- Created: 1 January 1952
- Presented: 1 January 1952
- Ratified: 1 January 1952
- Date effective: 8 January 1952
- Media type: Constitution
- Subject: Law
- Purpose: Constitution / Basic Law

= Constitution of Jordan =

Constitution of the Hashemite Kingdom of Jordan

The Constitution of the Hashemite Kingdom of Jordan was adopted on 1 January 1952. It revised the previous Constitution of 1947 to expand the powers of the legislature and add checks to the executive power of the cabinet. The Constitution defines a system of hereditary monarchic rule with a parliamentary system of representation. It stipulates the separation of state power into three branches: the executive, composed of the King and an appointed cabinet; the legislative, consisting of a bicameral legislature; and the judicial, composed of civil, religious, and constitutional courts. The Constitution also outlines the citizenry's rights and duties, legal protocols, taxation procedures and other constitutional regulations.

==Background==
After the Hashemite led Arab Revolt against the Ottoman Empire during World War I, Transjordan was controlled by the newly proclaimed Arab Kingdom of Syria. Syrian King Faisal I exerted control in the region through a policy of subsidization of local Bedouin tribes, holding little direct jurisdiction outside of several cities. With the commencement of the Franco-Syrian War after Faisal I's government failed to gain recognition at the Paris Peace Conference, Syrian authority over Transjordan rapidly collapsed. By early 1920 political power in the region was solely held by local tribal groups. In July 1920, the United Kingdom attempted to establish control of Transjordan in line with their claim over the region established by the Sykes-Picot Agreement. The United Kingdom wished to establish an indirect administration in the country distinct from British Mandatory Palestine. This led to the adoption of a strategy of home rule, where British officers attempted to establish several centralized local governments. These local governments came to be co-opted as an extension of the establish tribal order, and the failure led to the pursuit of a new strategy for governance. In March 1921, the United Kingdom proclaimed the Emirate of Transjordan as the new centralized government of the region under the British Mandate for Palestine. Under the new Emirate, executive power was delegated to Hashemite prince and Faisal I's brother Emir Abdullah I.

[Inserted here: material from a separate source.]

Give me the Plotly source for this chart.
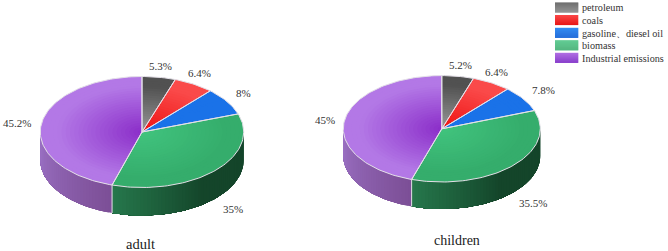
import math
import plotly.graph_objects as go

# ---- data ----
categories = ["petroleum", "coals", "gasoline、diesel oil", "biomass", "Industrial emissions"]
adult_values = [5.3, 6.4, 8, 35, 45.2]
children_values = [5.2, 6.4, 7.8, 35.5, 45]
adult_labels = ["5.3%", "6.4%", "8%", "35%", "45.2%"]
children_labels = ["5.2%", "6.4%", "7.8%", "35.5%", "45%"]

# ---- style ----
top_inner = ["#9a9a9a", "#ee1212", "#1a72e8", "#41c47e", "#8a2cc8"]
top_outer = ["#515151", "#fa4a4a", "#1a72e8", "#35ad6c", "#b378e6"]
side_a = ["#444444", "#aa2222", "#12509f", "#26784c", "#9c72c6"]
side_b = ["#333333", "#881818", "#0e3f80", "#14452a", "#7c4f96"]
EDGE = "#e4e0e8"
W, H = 668, 251
BANDS = 24


def hex2rgb(c):
    return [int(c[i:i + 2], 16) for i in (1, 3, 5)]


def mix(a, b, t):
    ca, cb = hex2rgb(a), hex2rgb(b)
    return "rgb(%d,%d,%d)" % tuple(round(x + (y - x) * t) for x, y in zip(ca, cb))


fig = go.Figure()


def poly(xs, ys, fill):
    fig.add_trace(go.Scatter(
        x=xs, y=ys, mode="lines", fill="toself", fillcolor=fill,
        line=dict(color=fill, width=0), hoverinfo="skip", showlegend=False))


def pie3d(values, cx, cy, rx, ry, depth):
    total = sum(values)
    bounds = [0]
    for v in values:
        bounds.append(bounds[-1] + v / total * 360)

    def pt(a, r=1.0):
        t = math.radians(a)
        return cx + rx * r * math.sin(t), cy - ry * r * math.cos(t)

    def arc(a0, a1, r=1.0):
        n = max(2, int(abs(a1 - a0) / 1.5))
        return [pt(a0 + (a1 - a0) * i / n, r) for i in range(n + 1)]

    # side wall: only the front half (90..270 deg clockwise from the top)
    for i in range(len(values)):
        a0, a1 = max(bounds[i], 90), min(bounds[i + 1], 270)
        if a1 <= a0:
            continue
        n = max(2, int((a1 - a0) / 2))
        for k in range(n):
            s0 = a0 + (a1 - a0) * k / n
            t = (k + 0.5) / n
            if i == 3:  # biomass wall goes from dark (right) to lighter at the seam
                col = mix(side_b[i], side_a[i], max(0, (t - 0.5) * 2))
            elif i == 4:
                col = mix(side_b[i], side_a[i], t)
            else:
                col = mix(side_a[i], side_b[i], t)
            # each strip runs to the end of the slice; the next one paints over it
            seg = arc(s0, a1)
            xs = [p[0] for p in seg] + [p[0] for p in reversed(seg)] + [seg[0][0]]
            ys = [p[1] for p in seg] + [p[1] + depth for p in reversed(seg)] + [seg[0][1]]
            poly(xs, ys, col)

    # seam on the wall
    for a in bounds:
        if 90 < a < 270:
            x, y = pt(a)
            fig.add_trace(go.Scatter(x=[x, x], y=[y, y + depth], mode="lines",
                                     line=dict(color=EDGE, width=1),
                                     hoverinfo="skip", showlegend=False))

    # top face: nested wedges give the radial gradient
    for i in range(len(values)):
        for b in range(BANDS, 0, -1):
            r = b / BANDS
            seg = arc(bounds[i], bounds[i + 1], r)
            col = mix(top_inner[i], top_outer[i], min(1, (r / 0.85)))
            poly([cx] + [p[0] for p in seg] + [cx], [cy] + [p[1] for p in seg] + [cy], col)
    for i in range(len(values)):
        seg = arc(bounds[i], bounds[i + 1])
        fig.add_trace(go.Scatter(
            x=[cx] + [p[0] for p in seg] + [cx], y=[cy] + [p[1] for p in seg] + [cy],
            mode="lines", line=dict(color=EDGE, width=1),
            hoverinfo="skip", showlegend=False))


pie3d(adult_values, 142, 132, 101.7, 55.5, 28)
pie3d(children_values, 441.8, 128.8, 98.5, 53.2, 27)

FONT = "Liberation Serif"
TEXT = "#333333"
annotations = []


def text(x, y, s, size=11, anchor="center", color=TEXT):
    annotations.append(dict(x=x, y=y, text=s, showarrow=False, xanchor=anchor, yanchor="middle",
                            font=dict(family=FONT, size=size, color=color)))


for (x, y), s in zip([(160.7, 66), (199.3, 73.3), (243.3, 92.7), (232.7, 209.3), (16.7, 123.3)], adult_labels):
    text(x, y, s)
for (x, y), s in zip([(460, 65), (496.7, 72), (543, 90), (533.3, 202.7), (325, 120)], children_labels):
    text(x, y, s)
text(140.3, 243.5, "adult", size=14.5, color="#222222")
text(457, 240.5, "children", size=14, color="#222222")

# legend
legend_top = [2.5, 15, 27.8, 40.3, 52.8]
legend_dark = ["#4a4a4a", "#e81818", "#1464d8", "#2fa866", "#8030c8"]
legend_light = ["#777777", "#fa4444", "#2080f0", "#40c07c", "#a860e0"]
shapes = []
for c, top, d, l in zip(categories, legend_top, legend_dark, legend_light):
    steps = 10
    for k in range(steps):
        t = k / (steps - 1)
        shapes.append(dict(type="rect", xref="x", yref="y", x0=555, x1=578.3,
                           y0=top + k, y1=top + k + 1.1,
                           fillcolor=mix(l, d, t) if c != "petroleum" else mix(d, l, t),
                           line=dict(width=0)))
    text(579.5, top + 5.3, c, size=10.2, anchor="left")

fig.update_layout(
    width=W, height=H, margin=dict(l=0, r=0, t=0, b=0, pad=0),
    paper_bgcolor="white", plot_bgcolor="white", showlegend=False,
    xaxis=dict(range=[0, W], visible=False, fixedrange=True),
    yaxis=dict(range=[H, 0], visible=False, fixedrange=True),
    annotations=annotations, shapes=shapes,
)
fig.write_html("out.html", config=dict(displayModeBar=False),
               post_script="document.body.style.margin='0';document.body.style.overflow='hidden';")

The emirate's first constitution was put into effect following the promulgation of an Organic Law in April 1928 for use under the British mandate. The Organic Law was divided into 7 sections which outlined the rights of the citizenry, the powers of the emir, and established a semi-democratic legislative council. The Organic Law, while nominally establishing Transjordan as an independent state, granted significant control over the emirate's economy, foreign policy and military to the United Kingdom, solidifying British mandatory control over the country. The powers vested in the Emir largely superseded that of the Legislative Council. The Emir held unchecked veto power over new legislation and was able to dissolve the Legislative Council at will, allowing the emirate to function as an effective dictatorship. The 1928 Organic Law remained the supreme law of Jordan in a largely unchanged state until the dissolution of the British mandate in 1946.

After the dissolution of the Mandate for Palestine in May 1946, a new Jordanian constitution was promulgated in the Official Gazette on 1 February 1947, and later ratified on 28 November later that year. The new Constitution differed little in content compared to the 1928 Organic Law, and the Anglo-Jordanian alliance signed in March 1946 maintained the United Kingdom's privileged position in government. The Constitution received wide criticism as being pro-British and anti-democratic, especially amongst Palestinian citizens in the recently annexed West Bank. Instability from anti-British unrest was compounded by the assassination of King Abdullah I in 1951, threatening Hashemite rule in Jordan. In an effort to alleviate internal tensions, King Talal and Prime Minister Tawfik Abul-Huda oversaw the promulgation of a liberalized constitution on 1 January 1952. The revised articles granted the House of Representatives to ability to modify internal finances, ratify foreign treaties, dissolve the cabinet via no-confidence vote, and override royal vetoes.

==Amendments==

Article 126 describes the constitutional amendment process. The article stipulates that amendments follow the same approval process as ordinary laws with the exception of the approval threshold from each house being raised from an absolute majority to a two-thirds majority. Furthermore, Article 93, which grants the legislature the power to override royal vetoes, does not apply to constitutional amendments.

Constitutional amendments revise the text of existing articles and an article has never been removed from, nor added to, the Constitution. Recently, the Jordanian constitution has undergone several series of amendments, including in 2011 and 2016. In 2021 a series of amendments was introduced, some of which led to a brawl in the parliament. These amendments were aiming to further women's rights and modernize Jordan.